SHFE hot rolled coil futures edged 0.29% lower to ¥3,473/mt on June 23, tracking a broader decline in Chinese steel prices as seasonal demand factors weighed. Steel rebar fell more sharply at 0.80% to ¥3,310/mt, reflecting construction sector weakness.

China's construction PMI contracted to 48.7 in June, below the 50-expansion threshold for the third consecutive month. The seasonal monsoon and heatwave across southern China have slowed construction activity, reducing demand for flat steel products used in infrastructure and manufacturing.

China's crude steel output was 93.5 million metric tons in May, up 2.3% year-on-year according to the National Bureau of Statistics (NBS). However, daily output declined from 3.08 Mt/day in April to 3.02 Mt/day in May, suggesting production may have peaked for the year.

Chinese steel exports remain elevated at 10.5 Mt in May, up 14% YoY, but export prices are under pressure.
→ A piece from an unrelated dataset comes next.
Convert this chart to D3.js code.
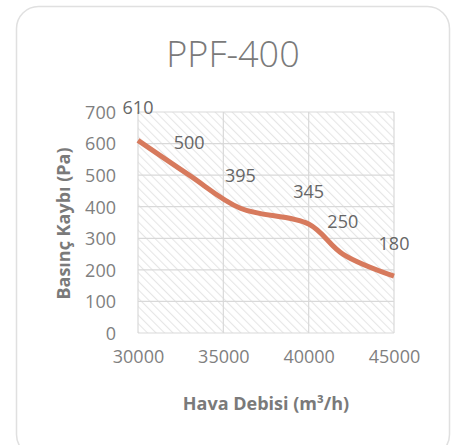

HRC export offers from China are now $535/mt FOB, down from $555/mt in April, as mills compete for market share in Southeast Asia amid regional oversupply.

What this means for buyers

Chinese seasonal weakness creates a buying window for H2 2026. Global HRC prices tend to bottom in July–August before recovering in September. Consider layering 3-month forward coverage at current levels. Monitor Chinese export prices as the global price floor.